**What you are asked to do:** The line containing "rr_lag5, rr_lag6, rr_lag7]" marks the end: extract everything from the first line of the data through that line, exactly, with no pictures.
___ Data provided ___
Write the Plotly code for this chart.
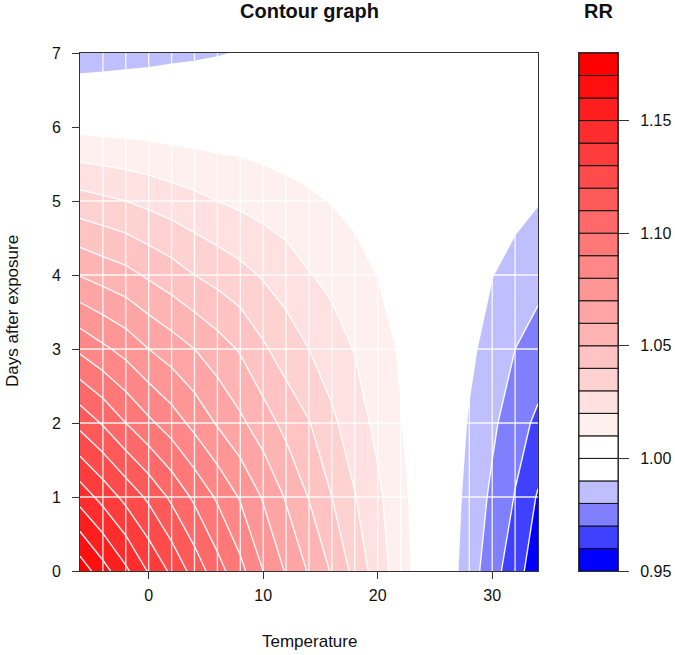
import plotly.graph_objects as go

temps = [-6, -4, -2, 0, 2, 4, 6, 8, 10, 12, 14, 16, 18, 20, 22, 24, 26, 28, 30, 32, 34]
lags = [0, 1, 2, 3, 4, 5, 6, 7]

rr_lag0 = [1.176, 1.164, 1.152, 1.139, 1.128, 1.116, 1.104, 1.093, 1.080, 1.069, 1.059, 1.049, 1.037, 1.025, 1.0145, 1.005, 0.995, 0.985, 0.974, 0.964, 0.954]
rr_lag1 = [1.146, 1.1365, 1.127, 1.118, 1.108, 1.098, 1.0885, 1.079, 1.069, 1.059, 1.0495, 1.040, 1.0305, 1.022, 1.013, 1.0045, 0.9955, 0.987, 0.978, 0.9695, 0.959]
rr_lag2 = [1.117, 1.109, 1.100, 1.092, 1.085, 1.077, 1.069, 1.062, 1.0545, 1.047, 1.0405, 1.032, 1.0245, 1.0175, 1.0105, 1.004, 0.997, 0.989, 0.982, 0.974, 0.968]
rr_lag3 = [1.088, 1.082, 1.0765, 1.070, 1.065, 1.060, 1.0545, 1.049, 1.0415, 1.035, 1.030, 1.0245, 1.0195, 1.0145, 1.009, 1.003, 0.997, 0.992, 0.986, 0.980, 0.9757]
rr_lag4 = [1.0595, 1.056, 1.053, 1.0485, 1.0445, 1.040, 1.0365, 1.033, 1.029, 1.0255, 1.0205, 1.0175, 1.0135, 1.0098, 1.006, 1.002, 0.998, 0.9945, 0.9902, 0.987, 0.983]
rr_lag5 = [1.034, 1.032, 1.030, 1.0275, 1.025, 1.0225, 1.020, 1.018, 1.016, 1.0137, 1.0115, 1.0095, 1.0075, 1.005, 1.003, 1.0005, 0.998, 0.996, 0.994, 0.9925, 0.9905]
rr_lag6 = [1.0073, 1.0069, 1.0065, 1.006, 1.0053, 1.005, 1.0046, 1.0047, 1.0038, 1.0031, 1.0035, 1.003, 1.003, 1.002, 1.0015, 1.0005, 0.9995, 0.9985, 0.998, 0.997, 0.996]
rr_lag7 = [0.9832, 0.9841, 0.9851, 0.986, 0.9873, 0.9881, 0.9892, 0.9905, 0.992, 0.9935, 0.995, 0.996, 0.997, 0.998, 0.999, 0.9995, 1.000, 1.000, 0.9995, 0.999, 0.998]
rr = [rr_lag0, rr_lag1, rr_lag2, rr_lag3, rr_lag4, rr_lag5, rr_lag6, rr_lag7]

level_start, level_end, level_size = 0.95, 1.18, 0.01
n_bands = 23
band_bottoms = [0.95 + 0.01 * k for k in range(n_bands)]
band_colors = ["#0000ff", "#4040ff", "#8080ff", "#bfbfff", "#ffffff", "#ffffff"] + [
    "#ff{0:02x}{0:02x}".format(round(255 * (1 - i / 17))) for i in range(1, 18)
]
rr_ticks = [0.95, 1.00, 1.05, 1.10, 1.15]

W, H = 675, 655
PX0, PX1, PY_TOP, PY_BOT = 80, 538, 53, 571
BX0, BX1 = 579, 618
AXC = "#333333"
FONT = "Liberation Sans"

# plotly colours a band by its mid-level: band k sits at (k+1)/(levels+1) of the scale
n_levels = n_bands + 1
scale = [[0, band_colors[0]]]
for k, c in enumerate(band_colors):
    scale.append([(k + 1) / n_levels, c])
scale.append([1, band_colors[-1]])

fig = go.Figure()
fig.add_trace(go.Contour(
    x=temps, y=lags, z=rr,
    autocontour=False,
    contours=dict(coloring="fill", start=level_start, end=level_end, size=level_size),
    colorscale=scale, showscale=False,
    line=dict(color="rgba(255,255,255,0.95)", width=1.4, smoothing=0),
    hoverinfo="skip",
))

seam_x, seam_y = [], []
for t in temps[1:-1]:
    seam_x += [t, t, None]
    seam_y += [lags[0], lags[-1], None]
for l in lags[1:-1]:
    seam_x += [temps[0], temps[-1], None]
    seam_y += [l, l, None]
fig.add_trace(go.Scatter(x=seam_x, y=seam_y, mode="lines",
                         line=dict(color="rgba(255,255,255,0.9)", width=1.3),
                         hoverinfo="skip", showlegend=False))

fig.add_trace(go.Bar(
    x=[0] * n_bands, y=[0.01] * n_bands, base=band_bottoms, width=1,
    marker=dict(color=band_colors, line=dict(color="#111111", width=1)),
    xaxis="x2", yaxis="y2", hoverinfo="skip", showlegend=False,
))

def px_x(p):
    return p / W

def px_y(p):
    return 1 - p / H

axis_common = dict(showgrid=False, zeroline=False, showline=True, linecolor=AXC, linewidth=1,
                   mirror=True, ticks="outside", tickcolor=AXC, tickwidth=1,
                   tickfont=dict(family=FONT, size=16, color="#111111"))

def label(text, x, y, size, angle=0):
    return dict(text=text, x=px_x(x), y=px_y(y), xref="paper", yref="paper", xanchor="center",
                yanchor="middle", showarrow=False, textangle=angle,
                font=dict(size=size, family=FONT))

fig.update_layout(
    width=W, height=H, autosize=False,
    margin=dict(l=0, r=0, t=0, b=0, autoexpand=False),
    paper_bgcolor="white", plot_bgcolor="white",
    font=dict(family=FONT, color="#111111"),
    barmode="overlay",
    showlegend=False,
    xaxis=dict(domain=[px_x(PX0), px_x(PX1)], range=[temps[0], temps[-1]],
               tickvals=[0, 10, 20, 30], ticklen=7, ticklabelstandoff=3, anchor="y", **axis_common),
    yaxis=dict(domain=[px_y(PY_BOT), px_y(PY_TOP)], range=[lags[0], lags[-1]],
               tickvals=lags, ticklen=7, ticklabelstandoff=8, anchor="x", **axis_common),
    xaxis2=dict(domain=[px_x(BX0), px_x(BX1)], range=[-0.5, 0.5], showticklabels=False,
                ticks="", showgrid=False, zeroline=False, showline=True, linecolor=AXC,
                mirror=True, anchor="y2"),
    yaxis2=dict(domain=[px_y(PY_BOT), px_y(PY_TOP)], range=[level_start, level_end],
                tickvals=rr_ticks, tickformat=".2f", ticklen=10, ticklabelstandoff=8, side="right",
                anchor="x2", **axis_common),
    annotations=[
        label("<b>Contour graph</b>", 309.5, 11, 20),
        label("<b>RR</b>", 598, 11, 20),
        label("Temperature", 309.5, 641, 17),
        label("Days after exposure", 12, 311, 17, -90),
    ],
)

fig.write_html("out.html", config=dict(displayModeBar=False),
               post_script="document.body.style.margin='0';")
___
**Solution for this exercise:**
Write the Plotly code for this chart.
import plotly.graph_objects as go

temps = [-6, -4, -2, 0, 2, 4, 6, 8, 10, 12, 14, 16, 18, 20, 22, 24, 26, 28, 30, 32, 34]
lags = [0, 1, 2, 3, 4, 5, 6, 7]

rr_lag0 = [1.176, 1.164, 1.152, 1.139, 1.128, 1.116, 1.104, 1.093, 1.080, 1.069, 1.059, 1.049, 1.037, 1.025, 1.0145, 1.005, 0.995, 0.985, 0.974, 0.964, 0.954]
rr_lag1 = [1.146, 1.1365, 1.127, 1.118, 1.108, 1.098, 1.0885, 1.079, 1.069, 1.059, 1.0495, 1.040, 1.0305, 1.022, 1.013, 1.0045, 0.9955, 0.987, 0.978, 0.9695, 0.959]
rr_lag2 = [1.117, 1.109, 1.100, 1.092, 1.085, 1.077, 1.069, 1.062, 1.0545, 1.047, 1.0405, 1.032, 1.0245, 1.0175, 1.0105, 1.004, 0.997, 0.989, 0.982, 0.974, 0.968]
rr_lag3 = [1.088, 1.082, 1.0765, 1.070, 1.065, 1.060, 1.0545, 1.049, 1.0415, 1.035, 1.030, 1.0245, 1.0195, 1.0145, 1.009, 1.003, 0.997, 0.992, 0.986, 0.980, 0.9757]
rr_lag4 = [1.0595, 1.056, 1.053, 1.0485, 1.0445, 1.040, 1.0365, 1.033, 1.029, 1.0255, 1.0205, 1.0175, 1.0135, 1.0098, 1.006, 1.002, 0.998, 0.9945, 0.9902, 0.987, 0.983]
rr_lag5 = [1.034, 1.032, 1.030, 1.0275, 1.025, 1.0225, 1.020, 1.018, 1.016, 1.0137, 1.0115, 1.0095, 1.0075, 1.005, 1.003, 1.0005, 0.998, 0.996, 0.994, 0.9925, 0.9905]
rr_lag6 = [1.0073, 1.0069, 1.0065, 1.006, 1.0053, 1.005, 1.0046, 1.0047, 1.0038, 1.0031, 1.0035, 1.003, 1.003, 1.002, 1.0015, 1.0005, 0.9995, 0.9985, 0.998, 0.997, 0.996]
rr_lag7 = [0.9832, 0.9841, 0.9851, 0.986, 0.9873, 0.9881, 0.9892, 0.9905, 0.992, 0.9935, 0.995, 0.996, 0.997, 0.998, 0.999, 0.9995, 1.000, 1.000, 0.9995, 0.999, 0.998]
rr = [rr_lag0, rr_lag1, rr_lag2, rr_lag3, rr_lag4, rr_lag5, rr_lag6, rr_lag7]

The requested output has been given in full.